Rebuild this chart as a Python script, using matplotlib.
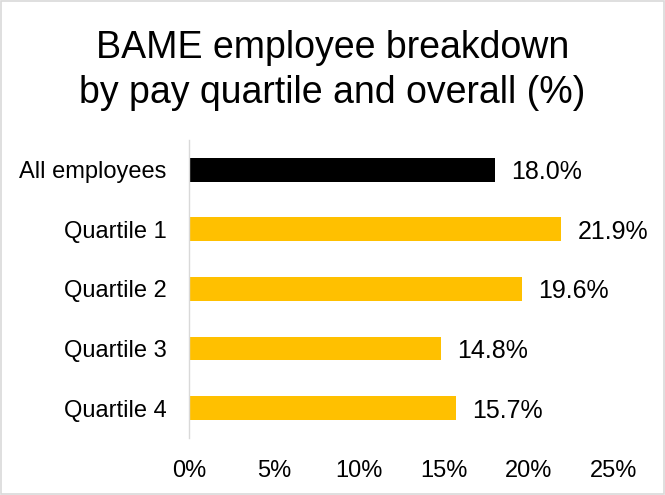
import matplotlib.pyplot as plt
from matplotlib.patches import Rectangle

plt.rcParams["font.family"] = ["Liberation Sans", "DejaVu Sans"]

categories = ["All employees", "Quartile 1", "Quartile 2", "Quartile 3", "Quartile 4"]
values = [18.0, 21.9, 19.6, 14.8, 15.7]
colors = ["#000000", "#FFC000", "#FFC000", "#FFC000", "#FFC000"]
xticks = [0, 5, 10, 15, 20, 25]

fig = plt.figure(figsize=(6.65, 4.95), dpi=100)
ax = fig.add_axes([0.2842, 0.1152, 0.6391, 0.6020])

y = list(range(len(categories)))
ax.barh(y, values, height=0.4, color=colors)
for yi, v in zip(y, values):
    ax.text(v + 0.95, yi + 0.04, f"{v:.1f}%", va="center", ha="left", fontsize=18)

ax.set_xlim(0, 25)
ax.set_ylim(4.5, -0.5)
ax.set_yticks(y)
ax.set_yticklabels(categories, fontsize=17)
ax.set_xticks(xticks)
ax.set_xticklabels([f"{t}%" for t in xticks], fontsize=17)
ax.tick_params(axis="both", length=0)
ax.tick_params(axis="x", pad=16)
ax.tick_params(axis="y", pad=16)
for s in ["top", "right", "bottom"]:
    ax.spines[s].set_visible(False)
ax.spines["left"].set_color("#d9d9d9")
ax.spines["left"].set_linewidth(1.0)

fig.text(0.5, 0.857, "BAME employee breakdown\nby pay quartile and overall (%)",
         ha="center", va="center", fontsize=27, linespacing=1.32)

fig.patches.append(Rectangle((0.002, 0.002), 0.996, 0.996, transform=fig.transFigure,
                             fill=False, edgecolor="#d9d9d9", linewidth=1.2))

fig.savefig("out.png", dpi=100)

Exercise prompt —
All the lines above are to be reproduced exactly, except the pictures.

Response —
Rebuild this chart as a Python script, using matplotlib.
import matplotlib.pyplot as plt
from matplotlib.patches import Rectangle

plt.rcParams["font.family"] = ["Liberation Sans", "DejaVu Sans"]

categories = ["All employees", "Quartile 1", "Quartile 2", "Quartile 3", "Quartile 4"]
values = [18.0, 21.9, 19.6, 14.8, 15.7]
colors = ["#000000", "#FFC000", "#FFC000", "#FFC000", "#FFC000"]
xticks = [0, 5, 10, 15, 20, 25]

fig = plt.figure(figsize=(6.65, 4.95), dpi=100)
ax = fig.add_axes([0.2842, 0.1152, 0.6391, 0.6020])

y = list(range(len(categories)))
ax.barh(y, values, height=0.4, color=colors)
for yi, v in zip(y, values):
    ax.text(v + 0.95, yi + 0.04, f"{v:.1f}%", va="center", ha="left", fontsize=18)

ax.set_xlim(0, 25)
ax.set_ylim(4.5, -0.5)
ax.set_yticks(y)
ax.set_yticklabels(categories, fontsize=17)
ax.set_xticks(xticks)
ax.set_xticklabels([f"{t}%" for t in xticks], fontsize=17)
ax.tick_params(axis="both", length=0)
ax.tick_params(axis="x", pad=16)
ax.tick_params(axis="y", pad=16)
for s in ["top", "right", "bottom"]:
    ax.spines[s].set_visible(False)
ax.spines["left"].set_color("#d9d9d9")
ax.spines["left"].set_linewidth(1.0)

fig.text(0.5, 0.857, "BAME employee breakdown\nby pay quartile and overall (%)",
         ha="center", va="center", fontsize=27, linespacing=1.32)

fig.patches.append(Rectangle((0.002, 0.002), 0.996, 0.996, transform=fig.transFigure,
                             fill=False, edgecolor="#d9d9d9", linewidth=1.2))

fig.savefig("out.png", dpi=100)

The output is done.